In Jungian thought, the gain to be sought is individuation, a complex term that speaks of wholeness attained from the amalgamation of conscious and unconscious experience. As entreaty to the feminine, a man’s quest for wholeness involves conciliation with his inner anima, which is not a particular woman but a combination of the primordial images of woman or feminine archetypes that reside in what is called his ‘collective unconscious.’ Ideally, the unconscious finds form in consciousness, collected and disseminated as story, as myth, and even as art objects.
What then of a collective consciousness defined by age-old tales of woman’s foolishness, even of betrayal or deceit? To read Alonday’s work is to revisit difference within classic lore. It invites the recognition of tension between opposites, to turn tables on a fixed meaning and release it from an ending of either redemption or blame. Hence, the tilting point: the pondering between hope and despair, between chaos and stillness. A point of transformation.
The herald to these retellings would be So, Newton’s Third Law, cluing in on a collision of dual forces, that of the jutting obelisk and an apple’s fall, conjuring a defiant Eve. The review of origin mythology continues to Pandora’s Jar, which is also Alondays’ remedy to correct Erasmus’ mistranslation of Hesiod’s story of Pandora, who received a jar, not a box. Here it is a honey jar, representing the womb, and surely more tempting to cause the release of the evils of the world. What was left was Hope, also translatable to ‘Expectation,’ affirming the promise of birth balanced against the
god Zeus’ curse of human procreation. In this work, how a man might regard the burden and mystery of woman’s pregnancy is settled on the lid, where he sprouts his own expectation. Apotheosis could be the chapter next to Pandora’s tale, where a male head seemed to have asexually produced an infant boy on the apex of a mound of what could be testes, or what could be breasts, hinting at the vanity of patrilineal descent and familial ascent through the prized birth of a son.
But the title goes to Tilt, where a boy sits in calm repose against the perilous tilt of the masculine figure splitting at the waist between realms of the sacred and the material. Teetering just as comfortably is Homily, presenting a man’s head propped by an arm in a state of rest, presumably dreaming of fatherhood. Metamorphosis resonates towards Mammiferous Murex, where a sea shell, seemingly lulled at shore, is outwardly male yet within, the actual creature grows breasts. Paradoxically, it should be the breasts sprouting the shell for its survival. Which grows what is unanswered.
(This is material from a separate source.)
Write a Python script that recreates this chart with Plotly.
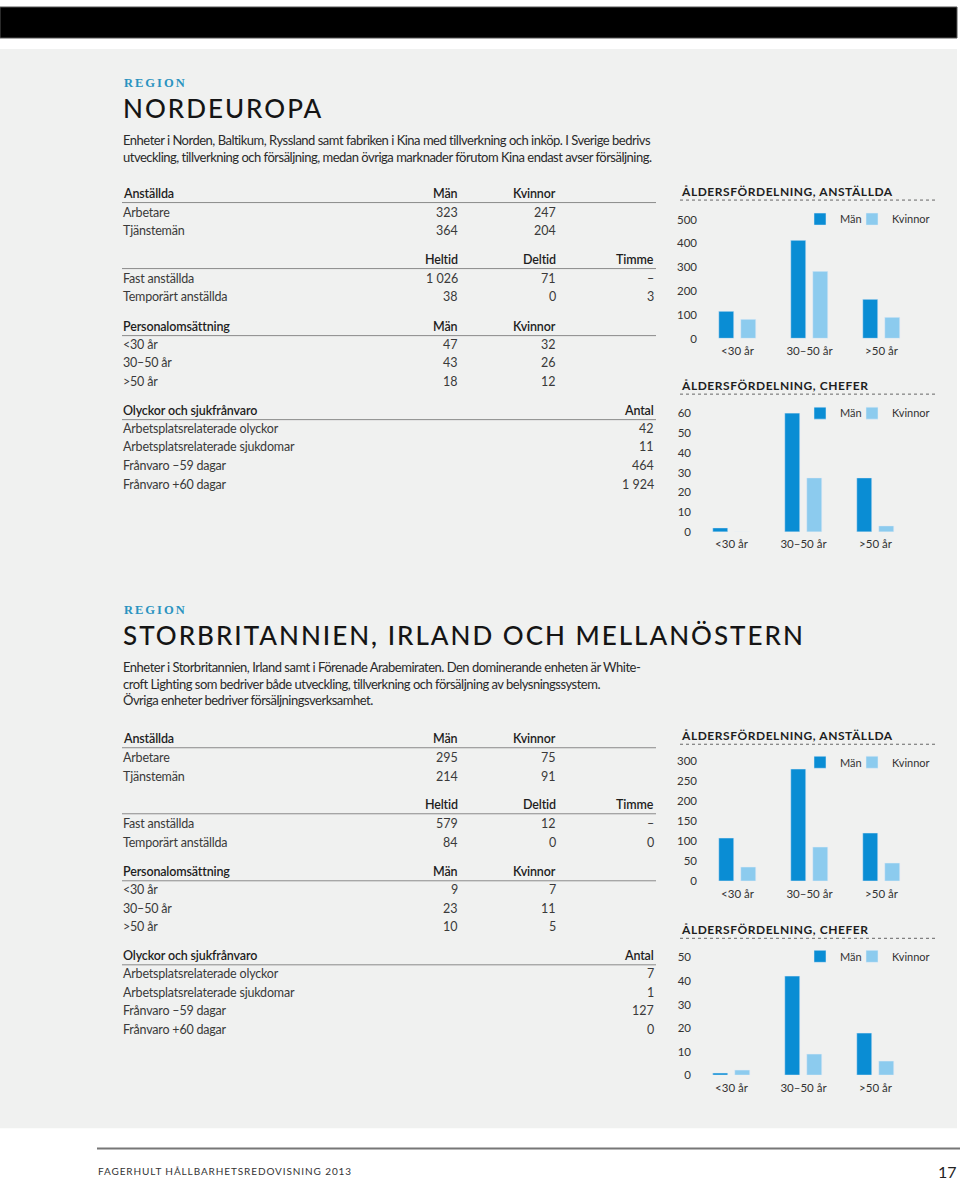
import plotly.graph_objects as go

W, H = 960, 1185
FONT = "Lato, 'Noto Sans', sans-serif"
SERIF = "'Liberation Serif', 'DejaVu Serif', serif"

MEN_COLOR = "#0a8dd4"
WOMEN_COLOR = "#8ccbee"
BG = "#f0f1f0"
TEXT = "#3a3a3a"
HEAD = "#1e1e1e"
ACCENT = "#2a93c0"

# ---------------- data ----------------
age_groups = ["<30 år", "30–50 år", ">50 år"]
legend_names = ["Män", "Kvinnor"]

ne_staff_men = [112, 413, 162]
ne_staff_women = [80, 283, 88]
ne_mgr_men = [2, 60, 27]
ne_mgr_women = [0, 27, 3]
uk_staff_men = [108, 281, 120]
uk_staff_women = [35, 85, 46]
uk_mgr_men = [1, 42, 18]
uk_mgr_women = [2, 9, 6]

chart_titles = ["ÅLDERSFÖRDELNING, ANSTÄLLDA", "ÅLDERSFÖRDELNING, CHEFER"]

ne_title = "NORDEUROPA"
ne_intro = [
    "Enheter i Norden, Baltikum, Ryssland samt fabriken i Kina med tillverkning och inköp. I Sverige bedrivs",
    "utveckling, tillverkning och försäljning, medan övriga marknader förutom Kina endast avser försäljning.",
]
uk_title = "STORBRITANNIEN, IRLAND OCH MELLANÖSTERN"
uk_intro = [
    "Enheter i Storbritannien, Irland samt i Förenade Arabemiraten. Den dominerande enheten är White-",
    "croft Lighting som bedriver både utveckling, tillverkning och försäljning av belysningssystem.",
    "Övriga enheter bedriver försäljningsverksamhet.",
]

hdr_staff = ["Anställda", "Män", "Kvinnor"]
hdr_contract = ["", "Heltid", "Deltid", "Timme"]
hdr_turnover = ["Personalomsättning", "Män", "Kvinnor"]
hdr_absence = ["Olyckor och sjukfrånvaro", "Antal"]

ne_staff = [("Arbetare", "323", "247"), ("Tjänstemän", "364", "204")]
ne_contract = [("Fast anställda", "1 026", "71", "–"), ("Temporärt anställda", "38", "0", "3")]
ne_turnover = [("<30 år", "47", "32"), ("30–50 år", "43", "26"), (">50 år", "18", "12")]
ne_absence = [("Arbetsplatsrelaterade olyckor", "42"), ("Arbetsplatsrelaterade sjukdomar", "11"),
              ("Frånvaro –59 dagar", "464"), ("Frånvaro +60 dagar", "1 924")]

uk_staff = [("Arbetare", "295", "75"), ("Tjänstemän", "214", "91")]
uk_contract = [("Fast anställda", "579", "12", "–"), ("Temporärt anställda", "84", "0", "0")]
uk_turnover = [("<30 år", "9", "7"), ("30–50 år", "23", "11"), (">50 år", "10", "5")]
uk_absence = [("Arbetsplatsrelaterade olyckor", "7"), ("Arbetsplatsrelaterade sjukdomar", "1"),
              ("Frånvaro –59 dagar", "127"), ("Frånvaro +60 dagar", "0")]

footer_text = "FAGERHULT HÅLLBARHETSREDOVISNING 2013"
page_no = "17"

# ---------------- helpers ----------------
annotations = []
shapes = []

# vertical layout positions below are measured on the reference picture;
# they are mapped to page pixels here
Y_OFF, Y_SCALE = 7.0, 0.9887


def Y(y):
    return max(0.0, (y - Y_OFF) / Y_SCALE)


def esc(s):
    return s.replace("&", "&amp;").replace("<", "&lt;").replace(">", "&gt;")


def text(x, y, s, size=12.5, color=TEXT, anchor="left", weight=None, family=FONT, spacing=None):
    body = esc(s)
    if spacing is not None:
        body = f'<span style="letter-spacing:{spacing}px">{body}</span>'
    f = dict(family=family, size=size, color=color)
    if weight is not None:
        f["weight"] = weight
    annotations.append(dict(
        x=x / W, y=1 - Y(y) / H, xref="paper", yref="paper", text=body, showarrow=False,
        xanchor=anchor, yanchor="middle", font=f, borderpad=0))


def hline(y, x0, x1, color="#8a8a8a", width=1, dash="solid"):
    yy = 1 - Y(y) / H
    shapes.append(dict(type="line", xref="paper", yref="paper", x0=x0 / W, x1=x1 / W,
                       y0=yy, y1=yy, line=dict(color=color, width=width, dash=dash)))


def rect(x0, y0, x1, y1, fill, line=None):
    shapes.append(dict(type="rect", xref="paper", yref="paper", x0=x0 / W, x1=x1 / W,
                       y0=1 - Y(y1) / H, y1=1 - Y(y0) / H, fillcolor=fill,
                       line=dict(width=1 if line else 0, color=line or fill), layer="below"))


# ---------------- page background ----------------
rect(0, 0, 957, 38, "#000000", line="#555555")
rect(0, 49, 957, 1128, BG)
hline(1148, 97, 960, color="#777777", width=2)
text(97, 1171, footer_text, size=10, color="#333333", spacing=0.9)
text(958, 1171, page_no, size=16, color="#222222", anchor="right")

# ---------------- region headers ----------------
LX = 122
COLS = [459, 557, 655]


def region(y0, title, intro):
    text(LX + 1, y0, "REGION", size=12.5, color=ACCENT, family=SERIF, weight="bold", spacing=2.0)
    text(LX, y0 + 25, title, size=26, color="#151515", weight=500, spacing=2.0)
    for i, line in enumerate(intro):
        text(LX, y0 + 57 + i * 16.6, line, size=13, color="#2a2a2a", spacing=-0.5)


region(83, ne_title, ne_intro)
region(610, uk_title, uk_intro)


def table(top, staff, contract, turnover, absence):
    def head(y, labels, cols):
        if labels[0]:
            text(LX, y, labels[0], weight=600, color=HEAD, spacing=-0.15)
        for lab, cx in zip(labels[1:], cols):
            text(cx, y, lab, weight=600, color=HEAD, anchor="right", spacing=-0.15)
        hline(y + 9.5, LX, 656)

    def rows(y, data, cols):
        for i, row in enumerate(data):
            yy = y + i * 18.8
            text(LX, yy, row[0], spacing=-0.2)
            for v, cx in zip(row[1:], cols):
                text(cx, yy, v, anchor="right")

    head(top, hdr_staff, COLS[:2])
    rows(top + 19, staff, COLS[:2])
    head(top + 66, hdr_contract, COLS)
    rows(top + 85, contract, COLS)
    head(top + 133, hdr_turnover, COLS[:2])
    rows(top + 151, turnover, COLS[:2])
    head(top + 217, hdr_absence, COLS[2:])
    rows(top + 235, absence, COLS[2:])


table(193, ne_staff, ne_contract, ne_turnover, ne_absence)
table(738, uk_staff, uk_contract, uk_turnover, uk_absence)

# ---------------- charts ----------------
fig = go.Figure()

charts = [
    dict(men=ne_staff_men, women=ne_staff_women, base=338.5, top=219.5, ymax=500, dtick=100,
         c0=737.5, L=700, title=chart_titles[0], ty=191, ly=219),
    dict(men=ne_mgr_men, women=ne_mgr_women, base=531.7, top=413.0, ymax=60, dtick=10,
         c0=731.5, L=694, title=chart_titles[1], ty=385, ly=413),
    dict(men=uk_staff_men, women=uk_staff_women, base=881.0, top=761.0, ymax=300, dtick=50,
         c0=737.5, L=700, title=chart_titles[0], ty=735, ly=762),
    dict(men=uk_mgr_men, women=uk_mgr_women, base=1075.0, top=957.0, ymax=50, dtick=10,
         c0=731.5, L=694, title=chart_titles[1], ty=929, ly=956),
]

STEP = 72.0          # px per category
BW = 15.5            # bar width px
GAP = 6.5            # gap between paired bars px
R = 930
LEG_X = [800, 852]   # left edges of the two legend entries (px)

layout_axes = {"showlegend": True}
n_leg = 1
for i, c in enumerate(charts, start=1):
    xa = "x" if i == 1 else f"x{i}"
    ya = "y" if i == 1 else f"y{i}"
    legs = []
    for k in range(2):
        n_leg += 1
        legs.append(f"legend{n_leg}")
    fig.add_trace(go.Bar(
        x=age_groups, y=c["men"], name=legend_names[0], marker_color=MEN_COLOR,
        width=BW / STEP, offset=-(BW + GAP / 2) / STEP, xaxis=xa, yaxis=ya, legend=legs[0],
        showlegend=True, hoverinfo="x+y+name"))
    fig.add_trace(go.Bar(
        x=age_groups, y=c["women"], name=legend_names[1], marker_color=WOMEN_COLOR,
        width=BW / STEP, offset=(GAP / 2) / STEP, xaxis=xa, yaxis=ya, legend=legs[1],
        showlegend=True, hoverinfo="x+y+name"))

    xkey = "xaxis" if i == 1 else f"xaxis{i}"
    ykey = "yaxis" if i == 1 else f"yaxis{i}"
    layout_axes[xkey] = dict(
        domain=[c["L"] / W, R / W], anchor=ya, type="category",
        range=[(c["L"] - c["c0"]) / STEP, (R - c["c0"]) / STEP],
        showgrid=False, zeroline=False, showline=False, ticks="",
        tickfont=dict(family=FONT, size=11.5, color="#333333"), ticklabelstandoff=4,
        fixedrange=True)
    layout_axes[ykey] = dict(
        domain=[1 - Y(c["base"]) / H, 1 - Y(c["top"]) / H], anchor=xa,
        range=[0, c["ymax"]], tick0=0, dtick=c["dtick"],
        showgrid=False, zeroline=False, showline=False, ticks="",
        tickfont=dict(family=FONT, size=11.5, color="#333333"), ticklabelstandoff=2,
        fixedrange=True)
    for k, lg in enumerate(legs):
        layout_axes[lg] = dict(
            orientation="h", x=LEG_X[k] / W, xanchor="left", y=1 - Y(c["ly"]) / H,
            yanchor="middle", bgcolor="rgba(0,0,0,0)",
            font=dict(family=FONT, size=11, color="#333333"),
            itemwidth=30, borderwidth=0, visible=True)

    text(680, c["ty"], c["title"], size=12, color="#1e1e1e", weight="bold", spacing=0.55)
    hline(c["ty"] + 9, 680, 935, color="#666666", width=1, dash="dot")

fig.update_layout(
    width=W, height=H, autosize=False,
    margin=dict(l=0, r=0, t=0, b=0),
    paper_bgcolor="#ffffff", plot_bgcolor="rgba(0,0,0,0)",
    barmode="overlay", bargap=0,
    font=dict(family=FONT, color=TEXT),
    annotations=annotations, shapes=shapes,
    **layout_axes,
)

POST = (
    "document.documentElement.style.margin='0';document.body.style.margin='0';"
    "document.documentElement.style.overflow='hidden';document.body.style.overflow='hidden';"
    "var gd=document.getElementById('{plot_id}');"
    "gd.style.position='absolute';gd.style.left='0px';gd.style.top='0px';"
)

fig.write_html("out.html", post_script=POST, config={"displayModeBar": False})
Woman at the crux of self-actualization is presented through three works dedicated to the female form. Enantiodromia evokes the law on the progress of opposites, and in Jungian sense, this applies to extreme behavior in conscious life that tends to usher in an opposite tendency from the unconscious. It is about the psyche unhinged; good could lead to bad, rest will be interrupted by wakefulness. In this case the passive feminine has been lulled towards a juncture of a yet undetermined action. Milk, on the other hand, suggests the female as one with the ‘flow,’ her body in sync with life-giving energies and with this she is equipped as nurturer. But the most empathetic piece is Home, suggesting a Dorothy at the culmination of loss or pain. One ruby slipper is perched precariously on one remaining foot, all color is drained but for the remaining stains reminiscent of blood. It speaks of finding home within, the soul secured within a fragile but enduring body. The girl survives a kind of violence or death, and she is finding her way to womanhood.
In his writings, Carl G. Jung has made us aware of the tensions at play within the human psyche. Self is differentiated from ego as respective vessels of unconscious and conscious existence. Within a person's core is the self-contained ego, struggling with its autonomy to live as it is. Ego is Being, and it is its death to just remain so. In this context, Self is the Becoming, insistent on a expressing ego-consciousness into creative transformation. The operations of Self is described as violent, for it would inevitably violate the Ego’s shell, leaving wounds where spring change and growth. Just like man with his anima, and woman with her animus, opposing parts of the psyche move in circles of struggle and reconciliation.
And so with X/Y, the work that serves to punctuate this collection of works, duality’s chaos takes root, and will settle its collision in due time.